• **Goal**: Print them exactly: the lines from the beginning of the entries below through the line that contains "(410,3) rectangle (881,611);", and only those, with the pictures left out.

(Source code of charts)
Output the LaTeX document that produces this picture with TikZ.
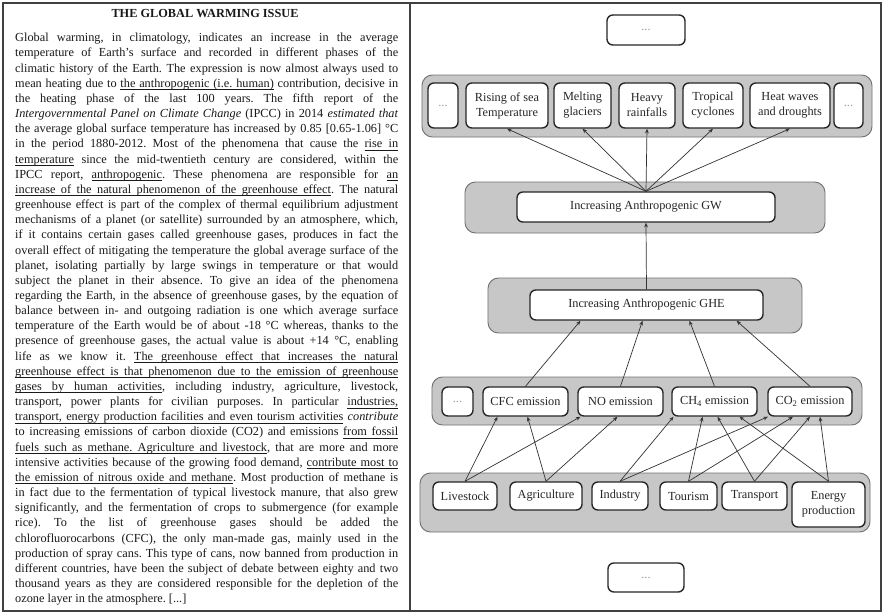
\documentclass[tikz,border=0pt]{standalone}
\usepackage{fontspec}
\setmainfont{Liberation Serif}
\usetikzlibrary{arrows.meta,calc}
\newcommand{\txtline}[1]{\noindent\makebox[\hsize][s]{#1}\par}
% underlined words whose spaces still stretch
\newcommand{\ulw}[1]{\setbox0\hbox{#1}\rlap{\rule[-2.1pt]{\wd0}{0.45pt}}\box0\relax}
\newcommand{\ulsp}{\leaders\hrule height -1.65pt depth 2.1pt\hskip\fontdimen2\font plus\fontdimen3\font minus\fontdimen4\font\relax}
\def\ulstop{}
\def\ulgo#1 #2\ulstop{\ulw{#1}\ifx\relax#2\relax\else\ulsp\ulgo#2\ulstop\fi}
\newcommand{\uline}[1]{\ulgo#1 \ulstop}

\begin{document}
\begin{tikzpicture}[x=0.03cm,y=-0.03cm]
\tikzstyle{group}=[draw=black!55,fill=black!22,rounded corners=9pt,line width=0.8pt]
\tikzstyle{box}=[draw=black!85,fill=white,rounded corners=5pt,line width=1.2pt,align=center,inner sep=0pt,text=black!85,font=\fontsize{10.5}{12.8}\selectfont]
\tikzstyle{dots}=[box,text=black!40]
\tikzstyle{arr}=[-{Stealth[length=4pt,width=3.2pt]},black!80,line width=0.6pt]
\tikzstyle{frame}=[draw=black!75,line width=1.6pt]

\fill[white] (0,0) rectangle (884,614);
\useasboundingbox (0,0) rectangle (884,614);
\draw[frame] (3,3) rectangle (410,611);
\draw[frame] (410,3) rectangle (881,611);

% text panel
\node[font=\bfseries\fontsize{10.5}{12}\selectfont,text=black!90] at (205,14) (title) {THE GLOBAL WARMING ISSUE};
\node[anchor=north west,inner sep=0pt,text width=11.49cm,align=justify,text=black!90,font=\fontsize{10.5}{12.94}\selectfont] at (15,33) (story) {%
\spaceskip=0pt \xspaceskip=0pt \frenchspacing
\txtline{Global warming, in climatology, indicates an increase in the average}
\txtline{temperature of Earth's surface and recorded in different phases of the}
\txtline{climatic history of the Earth. The expression is now almost always used to}
\txtline{mean heating due to \uline{the anthropogenic (i.e. human)} contribution, decisive in}
\txtline{the heating phase of the last 100 years. The fifth report of the}
\txtline{\textit{Intergovernmental Panel on Climate Change} (IPCC) in 2014 \textit{estimated that}}
\txtline{the average global surface temperature has increased by 0.85 [0.65-1.06] °C}
\txtline{in the period 1880-2012. Most of the phenomena that cause the \uline{rise in}}
\txtline{\uline{temperature} since the mid-twentieth century are considered, within the}
\txtline{IPCC report, \uline{anthropogenic}. These phenomena are responsible for \uline{an}}
\txtline{\uline{increase of the natural phenomenon of the greenhouse effect}. The natural}
\txtline{greenhouse effect is part of the complex of thermal equilibrium adjustment}
\txtline{mechanisms of a planet (or satellite) surrounded by an atmosphere, which,}
\txtline{if it contains certain gases called greenhouse gases, produces in fact the}
\txtline{overall effect of mitigating the temperature the global average surface of the}
\txtline{planet, isolating partially by large swings in temperature or that would}
\txtline{subject the planet in their absence. To give an idea of the phenomena}
\txtline{regarding the Earth, in the absence of greenhouse gases, by the equation of}
\txtline{balance between in- and outgoing radiation is one which average surface}
\txtline{temperature of the Earth would be of about -18 °C whereas, thanks to the}
\txtline{presence of greenhouse gases, the actual value is about +14 °C, enabling}
\txtline{life as we know it. \uline{The greenhouse effect that increases the natural}}
\txtline{\uline{greenhouse effect is that phenomenon due to the emission of greenhouse}}
\txtline{\uline{gases by human activities}, including industry, agriculture, livestock,}
\txtline{transport, power plants for civilian purposes. In particular \uline{industries,}}
\txtline{\uline{transport, energy production facilities and even tourism activities} \textit{contribute}}
\txtline{to increasing emissions of carbon dioxide (CO2) and emissions \uline{from fossil}}
\txtline{\uline{fuels such as methane. Agriculture and livestock}, that are more and more}
\txtline{intensive activities because of the growing food demand, \uline{contribute most to}}
\txtline{\uline{the emission of nitrous oxide and methane}. Most production of methane is}
\txtline{in fact due to the fermentation of typical livestock manure, that also grew}
\txtline{significantly, and the fermentation of crops to submergence (for example}
\txtline{rice). To the list of greenhouse gases should be added the}
\txtline{chlorofluorocarbons (CFC), the only man-made gas, mainly used in the}
\txtline{production of spray cans. This type of cans, now banned from production in}
\txtline{different countries, have been the subject of debate between eighty and two}
\txtline{thousand years as they are considered responsible for the depletion of the}
\noindent ozone layer in the atmosphere. [...]\par};

% diagram panel
\node[dots,minimum width=2.34cm,minimum height=0.9cm] at (646,30) (topmore) {...};

\node[group,minimum width=13.5cm,minimum height=1.86cm] at (647,106) (effects) {};
\node[dots,minimum width=0.9cm,minimum height=1.35cm] at (443,105.5) (e0) {...};
\node[box,minimum width=2.46cm,minimum height=1.35cm] at (507,105.5) (rise) {Rising of sea\\Temperature};
\node[box,minimum width=1.71cm,minimum height=1.35cm] at (582.5,105.5) (melt) {Melting\\glaciers};
\node[box,minimum width=1.68cm,minimum height=1.35cm] at (647,105.5) (rain) {Heavy\\rainfalls};
\node[box,minimum width=1.8cm,minimum height=1.35cm] at (713,105.5) (cyclone) {Tropical\\cyclones};
\node[box,minimum width=2.4cm,minimum height=1.35cm] at (790,105.5) (heat) {Heat waves\\and droughts};
\node[dots,minimum width=0.87cm,minimum height=1.35cm] at (848.5,105.5) (e6) {...};

\node[group,minimum width=10.8cm,minimum height=1.53cm] at (645,207.5) (gwgroup) {};
\node[box,minimum width=7.74cm,minimum height=0.9cm] at (646,207) (gw) {Increasing Anthropogenic GW};

\node[group,minimum width=9.42cm,minimum height=1.65cm] at (645,305.5) (ghegroup) {};
\node[box,minimum width=6.99cm,minimum height=0.9cm] at (646.5,305) (ghe) {Increasing Anthropogenic GHE};

\node[group,minimum width=12.9cm,minimum height=1.44cm] at (647,401) (emissions) {};
\node[dots,minimum width=0.93cm,minimum height=0.87cm] at (457.5,401.5) (m0) {...};
\node[box,minimum width=2.55cm,minimum height=0.87cm] at (525.5,401.5) (cfc) {CFC emission};
\node[box,minimum width=2.55cm,minimum height=0.87cm] at (620.5,401.5) (no) {NO emission};
\node[box,minimum width=2.55cm,minimum height=0.87cm] at (714.5,401.5) (ch4) {CH\textsubscript{4} emission};
\node[box,minimum width=2.52cm,minimum height=0.87cm] at (810,401.5) (co2) {CO\textsubscript{2} emission};

\node[group,minimum width=13.5cm,minimum height=1.77cm] at (645,502.5) (sources) {};
\node[box,minimum width=1.92cm,minimum height=0.84cm] at (465,496) (live) {Livestock};
\node[box,minimum width=2.16cm,minimum height=0.84cm] at (546,496) (agri) {Agriculture};
\node[box,minimum width=1.68cm,minimum height=0.84cm] at (620,496) (ind) {Industry};
\node[box,minimum width=1.71cm,minimum height=0.84cm] at (688.5,496) (tour) {Tourism};
\node[box,minimum width=1.95cm,minimum height=0.84cm] at (754.5,496) (trans) {Transport};
\node[box,minimum width=2.19cm,minimum height=1.35cm] at (828.5,504.5) (energy) {Energy\\production};

\node[dots,minimum width=2.28cm,minimum height=0.87cm] at (646,577.5) (botmore) {...};

% connectors
\draw[arr] (gw.north) -- (rise.south);
\draw[arr] (gw.north) -- (melt.south);
\draw[arr] (gw.north) -- (rain.south);
\draw[arr] (gw.north) -- (cyclone.south);
\draw[arr] (gw.north) -- (heat.south);

\draw[arr] (ghe.north) -- (gw.south);

\draw[arr] (cfc.north) -- ($(ghe.south)+(-66,0)$);
\draw[arr] (no.north) -- ($(ghe.south)+(-4,0)$);
\draw[arr] (ch4.north) -- ($(ghe.south)+(43,0)$);
\draw[arr] (co2.north) -- ($(ghe.south)+(90,0)$);

\draw[arr] (live.north) -- ($(cfc.south)+(-28,0)$);
\draw[arr] (agri.north) -- ($(cfc.south)+(2,0)$);
\draw[arr] (live.north) -- ($(no.south)+(-40,0)$);
\draw[arr] (agri.north) -- ($(no.south)+(-3,0)$);
\draw[arr] (ind.north) -- ($(ch4.south)+(-41,0)$);
\draw[arr] (tour.north) -- ($(ch4.south)+(-12,0)$);
\draw[arr] (trans.north) -- ($(ch4.south)+(3,0)$);
\draw[arr] (energy.north) -- ($(ch4.south)+(25,0)$);
\draw[arr] (ind.north) -- ($(co2.south)+(-42,0)$);
\draw[arr] (tour.north) -- ($(co2.south)+(-17,0)$);
\draw[arr] (trans.north) -- ($(co2.south)+(0,0)$);
\draw[arr] (energy.north) -- ($(co2.south)+(10,0)$);
\end{tikzpicture}
\end{document}
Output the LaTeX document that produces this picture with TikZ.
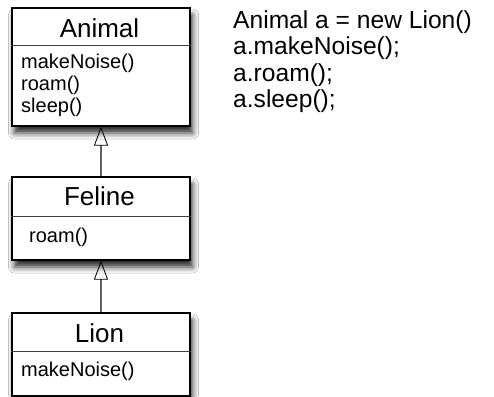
\documentclass[tikz,border=0pt]{standalone}
\usepackage{fontspec}
\setmainfont{Liberation Sans}
\usetikzlibrary{arrows.meta,shadows.blur}
\begin{document}
\begin{tikzpicture}[x=1bp,y=-1bp,
  classbox/.style={draw=black, line width=1.2bp, fill=white, minimum width=178bp,
    inner sep=0pt,
    blur shadow={shadow xshift=2.5bp, shadow yshift=-7bp, shadow blur radius=6bp, shadow opacity=85}},
  sepline/.style={draw=black!75, line width=1bp},
  classname/.style={anchor=base, inner sep=0pt, font=\fontsize{26bp}{30bp}\selectfont},
  method/.style={anchor=base west, inner sep=0pt, font=\fontsize{20bp}{22bp}\selectfont},
  code/.style={anchor=base west, inner sep=0pt, font=\fontsize{24.6bp}{27bp}\selectfont},
  inherit/.style={draw=black!62, line width=1.5bp,
    -{Triangle[open, length=19bp, width=14bp, color=black, line width=0.8bp]}}
]
\clip (0,0) rectangle (494,396);
\fill[white] (0,0) rectangle (494,396);

% class boxes
\node[classbox, minimum height=118bp] (animal) at (101,67) {};
\node[classbox, minimum height=83bp] (feline) at (101,218.5) {};
\node[classbox, minimum height=83bp] (lion) at (101,354.5) {};

% header / body separators
\draw[sepline] (animal.west |- 0,45) -- (animal.east |- 0,45);
\draw[sepline] (feline.west |- 0,216) -- (feline.east |- 0,216);
\draw[sepline] (lion.west |- 0,351) -- (lion.east |- 0,351);

% class names
\node[classname] (animalname) at (99.5,37) {Animal};
\node[classname] (felinename) at (99.5,205) {Feline};
\node[classname] (lionname) at (99.5,342) {Lion};

% methods
\node[method] (am1) at (21,68.3) {makeNoise()};
\node[method] (am2) at (21,90.5) {roam()};
\node[method] (am3) at (21,112.5) {sleep()};
\node[method] (fm1) at (29,242) {roam()};
\node[method] (lm1) at (21,376) {makeNoise()};

% generalisation arrows
\draw[inherit] (feline.north) -- (animal.south);
\draw[inherit] (lion.north) -- (feline.south);

% code sample
\node[code] (c1) at (233,28) {Animal a = new Lion()};
\node[code] (c2) at (233,54.5) {a.makeNoise();};
\node[code] (c3) at (233,81) {a.roam();};
\node[code] (c4) at (233,107.5) {a.sleep();};
\end{tikzpicture}
\end{document}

• **Completed task**:
Output the LaTeX document that produces this picture with TikZ.
\documentclass[tikz,border=0pt]{standalone}
\usepackage{fontspec}
\setmainfont{Liberation Serif}
\usetikzlibrary{arrows.meta,calc}
\newcommand{\txtline}[1]{\noindent\makebox[\hsize][s]{#1}\par}
% underlined words whose spaces still stretch
\newcommand{\ulw}[1]{\setbox0\hbox{#1}\rlap{\rule[-2.1pt]{\wd0}{0.45pt}}\box0\relax}
\newcommand{\ulsp}{\leaders\hrule height -1.65pt depth 2.1pt\hskip\fontdimen2\font plus\fontdimen3\font minus\fontdimen4\font\relax}
\def\ulstop{}
\def\ulgo#1 #2\ulstop{\ulw{#1}\ifx\relax#2\relax\else\ulsp\ulgo#2\ulstop\fi}
\newcommand{\uline}[1]{\ulgo#1 \ulstop}

\begin{document}
\begin{tikzpicture}[x=0.03cm,y=-0.03cm]
\tikzstyle{group}=[draw=black!55,fill=black!22,rounded corners=9pt,line width=0.8pt]
\tikzstyle{box}=[draw=black!85,fill=white,rounded corners=5pt,line width=1.2pt,align=center,inner sep=0pt,text=black!85,font=\fontsize{10.5}{12.8}\selectfont]
\tikzstyle{dots}=[box,text=black!40]
\tikzstyle{arr}=[-{Stealth[length=4pt,width=3.2pt]},black!80,line width=0.6pt]
\tikzstyle{frame}=[draw=black!75,line width=1.6pt]

\fill[white] (0,0) rectangle (884,614);
\useasboundingbox (0,0) rectangle (884,614);
\draw[frame] (3,3) rectangle (410,611);
\draw[frame] (410,3) rectangle (881,611);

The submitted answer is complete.